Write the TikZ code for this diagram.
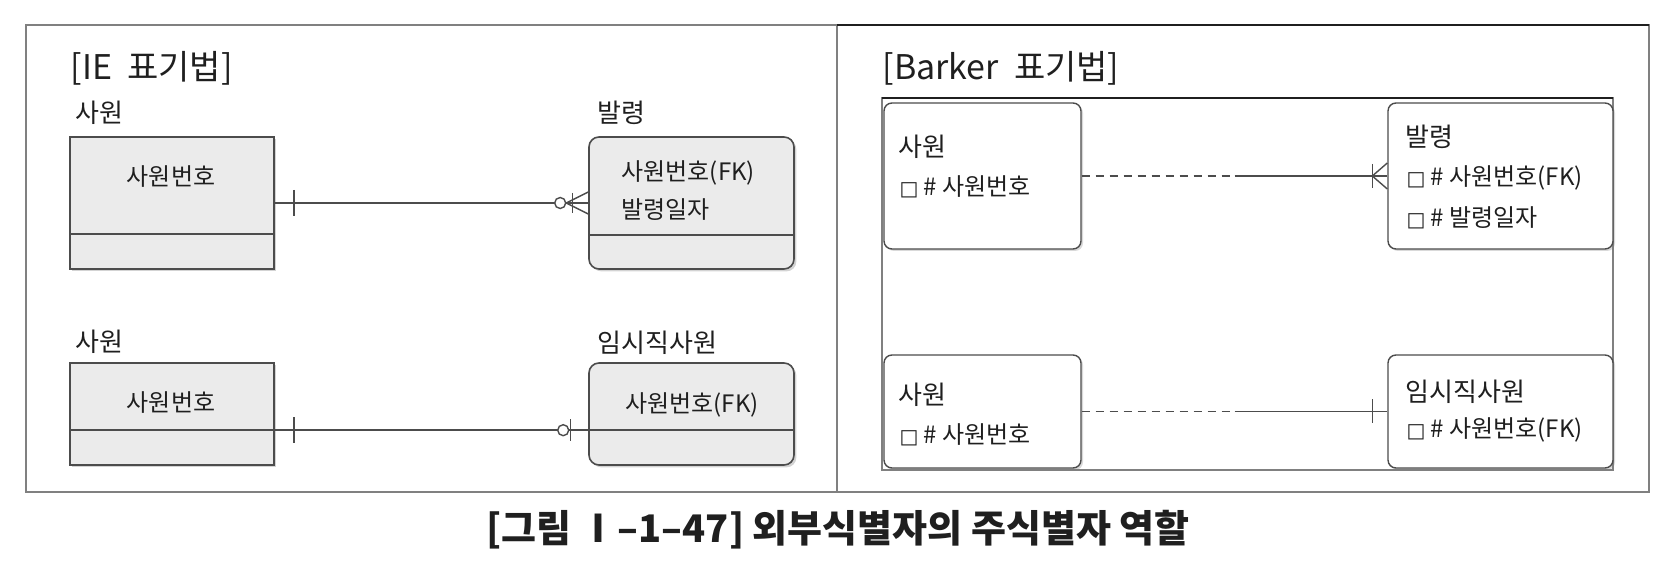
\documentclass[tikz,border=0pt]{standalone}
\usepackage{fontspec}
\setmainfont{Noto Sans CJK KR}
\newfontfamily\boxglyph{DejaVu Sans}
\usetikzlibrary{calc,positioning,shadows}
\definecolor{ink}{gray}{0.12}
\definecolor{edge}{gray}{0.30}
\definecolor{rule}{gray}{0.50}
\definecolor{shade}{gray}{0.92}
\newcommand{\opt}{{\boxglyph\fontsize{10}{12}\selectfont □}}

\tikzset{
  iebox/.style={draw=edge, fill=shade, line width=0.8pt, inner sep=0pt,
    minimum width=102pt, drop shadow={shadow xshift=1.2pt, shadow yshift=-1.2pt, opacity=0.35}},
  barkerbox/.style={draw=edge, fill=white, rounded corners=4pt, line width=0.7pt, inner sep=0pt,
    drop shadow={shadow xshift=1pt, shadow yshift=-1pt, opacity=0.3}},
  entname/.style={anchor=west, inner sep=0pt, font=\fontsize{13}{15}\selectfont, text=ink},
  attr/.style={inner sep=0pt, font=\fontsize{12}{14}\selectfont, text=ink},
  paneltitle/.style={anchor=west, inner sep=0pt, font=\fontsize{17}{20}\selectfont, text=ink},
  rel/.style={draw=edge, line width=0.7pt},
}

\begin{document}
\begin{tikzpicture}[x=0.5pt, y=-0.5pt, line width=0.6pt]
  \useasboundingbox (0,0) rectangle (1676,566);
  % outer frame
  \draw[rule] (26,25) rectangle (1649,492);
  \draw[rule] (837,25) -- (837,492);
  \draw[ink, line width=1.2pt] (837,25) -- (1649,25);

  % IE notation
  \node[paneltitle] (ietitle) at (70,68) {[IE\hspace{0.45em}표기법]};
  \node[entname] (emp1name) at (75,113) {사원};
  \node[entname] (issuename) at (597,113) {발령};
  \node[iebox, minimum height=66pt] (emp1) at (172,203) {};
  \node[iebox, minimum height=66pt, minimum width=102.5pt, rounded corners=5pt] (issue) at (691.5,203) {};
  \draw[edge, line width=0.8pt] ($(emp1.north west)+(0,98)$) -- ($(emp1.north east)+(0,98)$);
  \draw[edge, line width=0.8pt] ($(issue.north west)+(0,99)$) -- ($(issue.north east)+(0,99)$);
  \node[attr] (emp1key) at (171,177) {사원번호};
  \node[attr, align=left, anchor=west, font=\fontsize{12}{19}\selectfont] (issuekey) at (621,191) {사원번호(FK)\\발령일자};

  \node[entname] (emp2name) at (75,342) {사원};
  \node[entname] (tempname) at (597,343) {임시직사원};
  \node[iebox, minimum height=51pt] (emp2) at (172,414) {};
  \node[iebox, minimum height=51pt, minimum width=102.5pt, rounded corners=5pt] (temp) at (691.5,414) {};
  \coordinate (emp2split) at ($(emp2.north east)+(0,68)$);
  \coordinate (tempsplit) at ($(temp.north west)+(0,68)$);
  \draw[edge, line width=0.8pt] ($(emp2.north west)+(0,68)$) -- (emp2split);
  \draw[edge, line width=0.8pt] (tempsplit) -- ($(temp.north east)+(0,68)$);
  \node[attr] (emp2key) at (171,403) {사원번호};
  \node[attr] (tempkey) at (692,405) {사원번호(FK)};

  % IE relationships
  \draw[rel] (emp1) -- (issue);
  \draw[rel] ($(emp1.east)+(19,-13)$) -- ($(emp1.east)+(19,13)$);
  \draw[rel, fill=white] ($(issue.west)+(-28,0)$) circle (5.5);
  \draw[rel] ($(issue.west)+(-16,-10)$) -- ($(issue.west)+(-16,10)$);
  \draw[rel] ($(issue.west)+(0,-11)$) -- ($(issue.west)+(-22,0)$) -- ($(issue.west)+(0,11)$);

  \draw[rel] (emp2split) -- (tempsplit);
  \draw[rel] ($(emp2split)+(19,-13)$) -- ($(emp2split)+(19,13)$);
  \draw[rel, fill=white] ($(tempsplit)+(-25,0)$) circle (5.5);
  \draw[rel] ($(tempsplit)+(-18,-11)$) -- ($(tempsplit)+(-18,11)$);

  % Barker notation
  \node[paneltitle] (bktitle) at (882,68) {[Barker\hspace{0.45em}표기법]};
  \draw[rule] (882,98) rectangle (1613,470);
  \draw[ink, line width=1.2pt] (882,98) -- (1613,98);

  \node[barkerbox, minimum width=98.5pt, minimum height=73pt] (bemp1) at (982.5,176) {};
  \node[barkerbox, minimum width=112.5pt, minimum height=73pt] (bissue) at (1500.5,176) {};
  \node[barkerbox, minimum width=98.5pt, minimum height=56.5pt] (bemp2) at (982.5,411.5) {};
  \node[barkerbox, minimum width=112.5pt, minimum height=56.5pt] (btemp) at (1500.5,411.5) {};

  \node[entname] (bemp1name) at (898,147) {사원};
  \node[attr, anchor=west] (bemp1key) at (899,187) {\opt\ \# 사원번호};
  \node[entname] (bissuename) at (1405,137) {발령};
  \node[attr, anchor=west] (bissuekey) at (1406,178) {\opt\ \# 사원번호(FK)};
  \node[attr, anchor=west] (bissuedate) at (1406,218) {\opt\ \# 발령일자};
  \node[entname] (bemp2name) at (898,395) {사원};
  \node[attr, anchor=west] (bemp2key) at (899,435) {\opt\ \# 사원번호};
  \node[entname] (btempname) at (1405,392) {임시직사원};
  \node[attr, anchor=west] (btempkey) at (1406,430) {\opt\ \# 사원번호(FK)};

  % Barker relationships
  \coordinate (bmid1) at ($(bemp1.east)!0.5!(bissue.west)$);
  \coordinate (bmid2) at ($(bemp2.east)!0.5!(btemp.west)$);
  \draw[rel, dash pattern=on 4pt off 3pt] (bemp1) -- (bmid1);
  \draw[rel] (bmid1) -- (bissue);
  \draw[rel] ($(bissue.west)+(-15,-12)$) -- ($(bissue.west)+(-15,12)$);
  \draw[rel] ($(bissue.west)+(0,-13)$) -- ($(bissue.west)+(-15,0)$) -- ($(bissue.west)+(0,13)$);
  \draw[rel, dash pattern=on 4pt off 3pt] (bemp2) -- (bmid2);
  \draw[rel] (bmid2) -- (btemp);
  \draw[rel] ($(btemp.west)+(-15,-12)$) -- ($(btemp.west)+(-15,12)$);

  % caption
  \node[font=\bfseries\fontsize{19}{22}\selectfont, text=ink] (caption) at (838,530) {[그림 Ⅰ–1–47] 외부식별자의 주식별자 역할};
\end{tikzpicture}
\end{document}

• • • • •

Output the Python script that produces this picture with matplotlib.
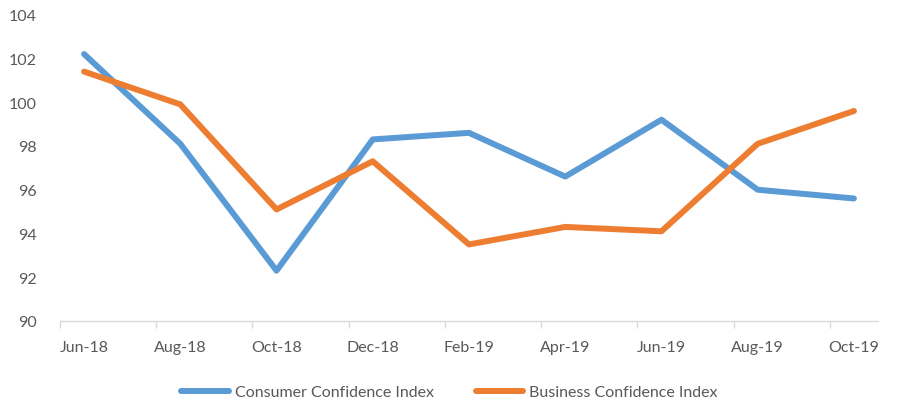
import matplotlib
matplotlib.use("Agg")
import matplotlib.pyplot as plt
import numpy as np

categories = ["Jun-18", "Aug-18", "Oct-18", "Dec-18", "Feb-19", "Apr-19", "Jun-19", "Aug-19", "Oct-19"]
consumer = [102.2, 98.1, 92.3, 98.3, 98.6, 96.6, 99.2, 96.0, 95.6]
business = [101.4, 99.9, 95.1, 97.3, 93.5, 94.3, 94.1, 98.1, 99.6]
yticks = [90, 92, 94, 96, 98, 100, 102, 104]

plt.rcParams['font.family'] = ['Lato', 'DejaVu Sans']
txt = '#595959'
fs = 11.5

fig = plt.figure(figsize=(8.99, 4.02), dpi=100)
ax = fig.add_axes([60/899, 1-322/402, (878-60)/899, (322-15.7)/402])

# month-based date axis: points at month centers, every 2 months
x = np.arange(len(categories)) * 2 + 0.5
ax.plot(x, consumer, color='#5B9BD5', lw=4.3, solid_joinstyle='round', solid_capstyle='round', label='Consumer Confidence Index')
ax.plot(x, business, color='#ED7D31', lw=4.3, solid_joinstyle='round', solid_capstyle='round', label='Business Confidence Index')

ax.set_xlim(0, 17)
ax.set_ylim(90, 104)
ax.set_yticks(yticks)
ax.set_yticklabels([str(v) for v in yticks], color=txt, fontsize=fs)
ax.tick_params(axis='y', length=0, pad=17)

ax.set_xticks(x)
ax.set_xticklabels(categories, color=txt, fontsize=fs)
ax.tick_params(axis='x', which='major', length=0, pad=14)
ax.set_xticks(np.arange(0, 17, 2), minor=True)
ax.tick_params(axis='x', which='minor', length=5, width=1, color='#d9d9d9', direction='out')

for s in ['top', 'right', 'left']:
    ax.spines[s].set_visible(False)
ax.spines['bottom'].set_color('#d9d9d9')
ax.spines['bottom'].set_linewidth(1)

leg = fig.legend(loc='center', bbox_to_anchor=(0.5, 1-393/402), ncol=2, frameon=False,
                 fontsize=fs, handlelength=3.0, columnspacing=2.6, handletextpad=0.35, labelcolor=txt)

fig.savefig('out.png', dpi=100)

• • • • •

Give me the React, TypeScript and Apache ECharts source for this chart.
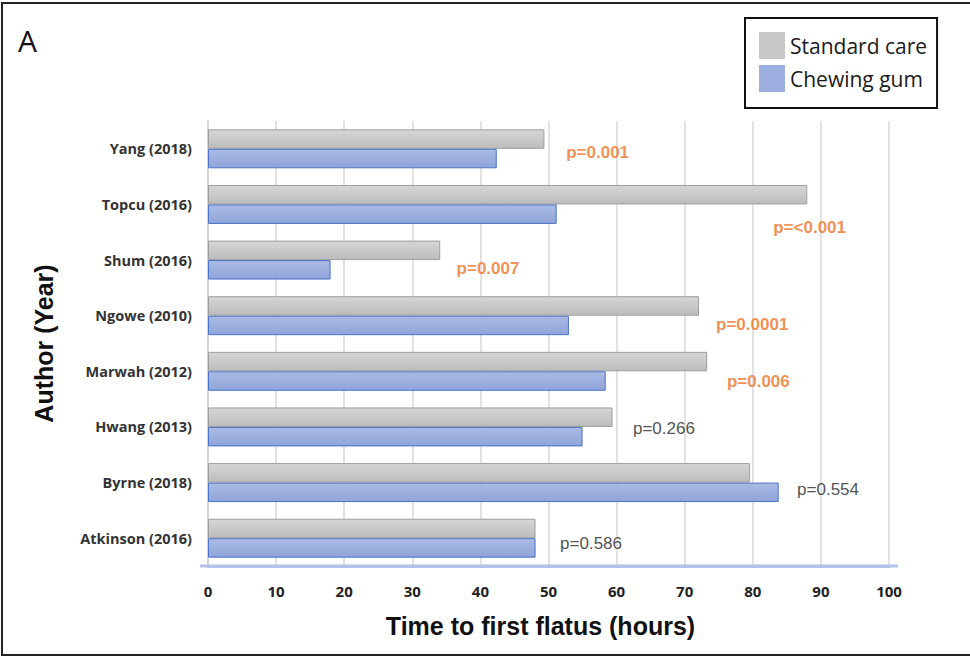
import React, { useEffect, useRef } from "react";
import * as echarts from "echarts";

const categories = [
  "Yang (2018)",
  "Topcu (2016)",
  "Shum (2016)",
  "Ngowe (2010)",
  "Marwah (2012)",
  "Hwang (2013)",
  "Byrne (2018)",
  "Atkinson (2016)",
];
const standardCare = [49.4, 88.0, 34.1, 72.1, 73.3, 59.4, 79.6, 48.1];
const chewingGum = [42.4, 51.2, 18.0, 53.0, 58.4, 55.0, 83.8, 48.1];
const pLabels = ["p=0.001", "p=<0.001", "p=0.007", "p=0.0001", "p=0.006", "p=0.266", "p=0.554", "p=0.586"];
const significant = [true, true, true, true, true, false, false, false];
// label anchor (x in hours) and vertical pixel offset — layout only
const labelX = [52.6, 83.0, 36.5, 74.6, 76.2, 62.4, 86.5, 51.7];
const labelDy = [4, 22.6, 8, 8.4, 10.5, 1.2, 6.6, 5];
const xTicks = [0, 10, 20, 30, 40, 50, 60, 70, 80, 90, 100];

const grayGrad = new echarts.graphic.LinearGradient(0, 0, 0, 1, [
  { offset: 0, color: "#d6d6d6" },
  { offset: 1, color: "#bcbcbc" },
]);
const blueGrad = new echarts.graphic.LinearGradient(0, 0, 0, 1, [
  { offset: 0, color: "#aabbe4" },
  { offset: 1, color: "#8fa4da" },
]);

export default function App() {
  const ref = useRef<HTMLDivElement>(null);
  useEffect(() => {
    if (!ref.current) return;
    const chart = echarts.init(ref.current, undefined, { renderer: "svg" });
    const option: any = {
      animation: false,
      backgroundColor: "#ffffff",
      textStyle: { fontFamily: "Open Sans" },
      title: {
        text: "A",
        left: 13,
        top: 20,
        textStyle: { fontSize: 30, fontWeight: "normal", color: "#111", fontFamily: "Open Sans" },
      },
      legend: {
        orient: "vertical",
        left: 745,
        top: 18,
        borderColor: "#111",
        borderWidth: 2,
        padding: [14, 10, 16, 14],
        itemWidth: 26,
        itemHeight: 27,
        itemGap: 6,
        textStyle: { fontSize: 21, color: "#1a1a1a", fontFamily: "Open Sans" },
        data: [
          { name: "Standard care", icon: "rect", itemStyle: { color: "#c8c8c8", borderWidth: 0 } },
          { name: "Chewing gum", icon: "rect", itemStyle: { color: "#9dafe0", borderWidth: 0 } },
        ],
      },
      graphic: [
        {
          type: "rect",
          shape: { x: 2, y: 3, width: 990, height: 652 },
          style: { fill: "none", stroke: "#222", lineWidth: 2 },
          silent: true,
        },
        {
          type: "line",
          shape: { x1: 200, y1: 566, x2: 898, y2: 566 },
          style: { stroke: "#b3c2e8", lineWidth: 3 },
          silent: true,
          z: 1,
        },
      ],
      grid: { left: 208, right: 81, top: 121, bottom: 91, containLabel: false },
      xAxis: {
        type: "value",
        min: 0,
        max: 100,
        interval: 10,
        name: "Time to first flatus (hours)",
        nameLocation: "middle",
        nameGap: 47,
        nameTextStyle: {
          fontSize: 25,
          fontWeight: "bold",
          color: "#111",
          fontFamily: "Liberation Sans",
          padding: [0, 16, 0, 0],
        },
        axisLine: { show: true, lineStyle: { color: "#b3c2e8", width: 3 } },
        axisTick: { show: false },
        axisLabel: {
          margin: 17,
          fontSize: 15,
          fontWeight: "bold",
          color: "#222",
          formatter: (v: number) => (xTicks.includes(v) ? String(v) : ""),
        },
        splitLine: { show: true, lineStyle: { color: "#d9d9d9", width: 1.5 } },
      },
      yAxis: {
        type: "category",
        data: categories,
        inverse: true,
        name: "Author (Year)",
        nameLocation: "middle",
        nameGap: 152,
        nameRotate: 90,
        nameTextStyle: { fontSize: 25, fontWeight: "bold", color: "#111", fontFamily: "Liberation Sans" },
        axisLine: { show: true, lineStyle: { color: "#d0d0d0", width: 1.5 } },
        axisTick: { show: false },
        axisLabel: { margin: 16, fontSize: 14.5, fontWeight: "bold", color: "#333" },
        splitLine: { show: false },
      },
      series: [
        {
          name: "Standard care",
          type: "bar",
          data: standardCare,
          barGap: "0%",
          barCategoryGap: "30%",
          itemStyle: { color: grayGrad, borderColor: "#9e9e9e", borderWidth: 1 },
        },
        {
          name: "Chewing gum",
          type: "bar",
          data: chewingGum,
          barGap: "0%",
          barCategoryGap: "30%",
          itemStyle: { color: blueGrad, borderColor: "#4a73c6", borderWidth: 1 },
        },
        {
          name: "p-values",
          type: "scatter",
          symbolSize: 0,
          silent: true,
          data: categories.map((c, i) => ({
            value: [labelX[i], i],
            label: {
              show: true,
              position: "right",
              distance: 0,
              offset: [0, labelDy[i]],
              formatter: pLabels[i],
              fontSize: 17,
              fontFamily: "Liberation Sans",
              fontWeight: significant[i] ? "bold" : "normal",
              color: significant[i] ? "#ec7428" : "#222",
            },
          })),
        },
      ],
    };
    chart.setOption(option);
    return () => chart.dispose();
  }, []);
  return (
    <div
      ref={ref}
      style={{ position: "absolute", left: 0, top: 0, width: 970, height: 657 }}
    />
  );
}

• • • • •

* _What to work on_: Begin with the line where "Output the Python" appears and end with the line where "import numpy as np" appears. Copy only that stretch, exactly, with no pictures.

* _Answer_:
Output the Python script that produces this picture with matplotlib.
import matplotlib
matplotlib.use("Agg")
import matplotlib.pyplot as plt
import numpy as np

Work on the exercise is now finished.